When blast pressures were applied to floor and side walls, the predicted global rotations of the beams were frangible (breakable) walls. However, the beams near reflecting walls rotated much more than regulatory computation predicted, transferring greater impulse and energy to the beams and column. All local rotations for the different cases clearly exceeded two degrees.

These findings indicate that extensive damage in the connections comes from the blast radiating in three dimensions as well as the vertically applied pressure.

Deformation data for beams and column in the various analyses indicate that the beam cross sections twisted further due to dead loads.

Clearly, it is valuable to investigate structural connections using high-resolution finite-element analysis, Dr Krauthammer says. For example, a steel moment connection judged safe based on existing standards failed in the simulations. This suggests that guidelines may need revision to reflect the findings of these analyses.

Simulating collapse

Modelling the collapse of a ten-storey building presented different challenges, Dr Krauthammer points out. In progressive collapse, local damage leads to large-scale structural failure – an intrinsically transient, nonlinear phenomenon that is hard to model, understand or design against without FEA. The team used Abaqus to model 10-storey, 3D-moment steel frames with rigid and semi-rigid connections for their sensitivity to material, buckling and connection failures of specific columns. Six initial failure cases with rigid and semi-rigid connections were used to analyse the frames for progressive collapse. The team used both ideal (rigid plus hinge) and semi-rigid connections for the progressive collapse analyses. In the simulation with ideal connections, only the case where three columns were removed caused total instant collapse of the building.

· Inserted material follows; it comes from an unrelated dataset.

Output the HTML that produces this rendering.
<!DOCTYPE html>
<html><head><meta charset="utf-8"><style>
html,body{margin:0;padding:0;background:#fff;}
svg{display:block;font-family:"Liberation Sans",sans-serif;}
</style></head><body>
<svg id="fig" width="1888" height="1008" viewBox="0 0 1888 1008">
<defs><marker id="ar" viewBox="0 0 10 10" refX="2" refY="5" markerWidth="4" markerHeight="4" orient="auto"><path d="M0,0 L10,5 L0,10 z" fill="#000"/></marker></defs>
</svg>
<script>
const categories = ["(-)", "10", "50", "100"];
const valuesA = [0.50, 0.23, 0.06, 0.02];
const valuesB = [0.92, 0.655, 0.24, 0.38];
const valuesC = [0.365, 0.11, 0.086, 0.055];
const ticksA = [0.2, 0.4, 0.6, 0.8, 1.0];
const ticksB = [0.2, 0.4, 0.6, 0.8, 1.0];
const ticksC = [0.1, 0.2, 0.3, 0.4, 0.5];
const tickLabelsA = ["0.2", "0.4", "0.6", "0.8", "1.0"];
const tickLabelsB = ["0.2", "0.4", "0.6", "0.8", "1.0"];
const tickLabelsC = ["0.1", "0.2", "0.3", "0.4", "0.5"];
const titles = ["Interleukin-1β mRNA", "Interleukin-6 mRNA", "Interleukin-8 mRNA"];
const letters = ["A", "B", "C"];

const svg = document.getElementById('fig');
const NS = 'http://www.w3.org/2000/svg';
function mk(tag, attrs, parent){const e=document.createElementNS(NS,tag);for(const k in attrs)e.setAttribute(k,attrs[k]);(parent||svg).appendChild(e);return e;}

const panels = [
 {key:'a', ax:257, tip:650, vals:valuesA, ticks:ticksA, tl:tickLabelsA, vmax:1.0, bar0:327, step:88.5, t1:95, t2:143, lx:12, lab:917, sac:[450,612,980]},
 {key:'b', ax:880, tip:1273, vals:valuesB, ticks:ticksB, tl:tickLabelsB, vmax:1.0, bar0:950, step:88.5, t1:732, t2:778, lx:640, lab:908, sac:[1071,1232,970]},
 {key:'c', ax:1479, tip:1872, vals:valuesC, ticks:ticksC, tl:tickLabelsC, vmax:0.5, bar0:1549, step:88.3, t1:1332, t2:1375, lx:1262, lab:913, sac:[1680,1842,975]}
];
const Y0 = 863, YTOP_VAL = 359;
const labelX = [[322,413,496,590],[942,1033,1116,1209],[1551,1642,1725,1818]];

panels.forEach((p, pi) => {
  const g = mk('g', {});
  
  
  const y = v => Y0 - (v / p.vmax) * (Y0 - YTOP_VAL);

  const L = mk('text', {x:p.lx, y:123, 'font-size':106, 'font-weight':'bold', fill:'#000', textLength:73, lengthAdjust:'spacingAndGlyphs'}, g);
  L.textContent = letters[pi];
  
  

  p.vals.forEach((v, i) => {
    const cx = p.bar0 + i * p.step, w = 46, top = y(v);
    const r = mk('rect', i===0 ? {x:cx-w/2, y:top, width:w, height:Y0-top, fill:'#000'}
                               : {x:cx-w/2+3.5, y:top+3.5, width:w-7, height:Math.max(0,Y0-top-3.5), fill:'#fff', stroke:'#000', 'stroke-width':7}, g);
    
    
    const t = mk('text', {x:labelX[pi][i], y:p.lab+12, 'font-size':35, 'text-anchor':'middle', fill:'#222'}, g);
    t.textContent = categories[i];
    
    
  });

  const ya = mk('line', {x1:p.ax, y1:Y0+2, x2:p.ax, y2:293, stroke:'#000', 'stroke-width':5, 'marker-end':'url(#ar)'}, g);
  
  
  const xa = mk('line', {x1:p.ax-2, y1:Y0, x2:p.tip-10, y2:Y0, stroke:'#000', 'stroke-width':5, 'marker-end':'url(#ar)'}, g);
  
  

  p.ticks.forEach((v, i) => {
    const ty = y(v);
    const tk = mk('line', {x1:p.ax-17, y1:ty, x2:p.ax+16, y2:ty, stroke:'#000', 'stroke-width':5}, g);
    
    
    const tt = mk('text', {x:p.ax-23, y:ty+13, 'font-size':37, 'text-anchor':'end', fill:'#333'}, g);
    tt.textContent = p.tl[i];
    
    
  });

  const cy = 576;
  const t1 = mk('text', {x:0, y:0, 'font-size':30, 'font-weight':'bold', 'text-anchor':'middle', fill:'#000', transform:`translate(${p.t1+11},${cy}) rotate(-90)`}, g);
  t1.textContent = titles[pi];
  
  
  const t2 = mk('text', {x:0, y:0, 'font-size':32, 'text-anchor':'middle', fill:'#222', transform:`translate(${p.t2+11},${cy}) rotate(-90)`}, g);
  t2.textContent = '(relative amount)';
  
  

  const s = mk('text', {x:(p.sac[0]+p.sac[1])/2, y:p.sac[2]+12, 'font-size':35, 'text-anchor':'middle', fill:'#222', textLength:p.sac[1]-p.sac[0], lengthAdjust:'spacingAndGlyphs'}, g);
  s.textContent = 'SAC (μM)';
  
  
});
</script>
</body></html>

"In a case with semi-rigid connections, the building also collapsed, but differently. We initiated failure at a single connection and it started a cascade of failures," Dr Krauthammer says. As additional connections failed and columns buckled, the floors above the removed columns fell, causing columns to buckle in the sixth floor.

This column buckling initiated a horizontal failure propagation of the columns on the sixth floor and the whole floor failed. After that, the columns in the first floor buckled because the floors collapsed leading to the total collapse of the building.

Even though the ideal and semi-rigid connection cases both caused total collapse for the two cases, nonlinear finite-element results showed very different qualitative behaviour. The collapse of the semi-rigid connection case was caused by a cascade of local failures, such as connection failures and columns buckling. However, the collapse of the ideal connection case was caused by column buckling in the first floor.

The analyses also showed that once failure propagation initiated (i.e. horizontal column buckling across a floor), it would not stop until it caused total, or almost total, collapse. Horizontal column buckling propagation appears to be the most critical factor to control to ensure building safety.

Modelling safer structures

The FEA analyses that Krauthammer and his team performed prove that it is possible to represent the true physical behaviour of steel building structures under actual loading and failure conditions. The analysis results corresponded closely with the data obtained from recent structural failures and collapses. The simulations point the way towards making FEA a required part of guidelines for building design.

The main resistance to changing the standards comes from inertia and the additional cost of analysis, but Dr Krauthammer thinks the results would justify the costs. Finite element analysis software can predict the behaviour of a structural design, Dr Krauthammer says. It also can guide civil engineers toward modifications that increase building safety and prevent collapse.

Updating the standards for building blast to include nonlinear FEA results would ensure that the engineers would have a large body of reliable models and data libraries to draw on for future projects.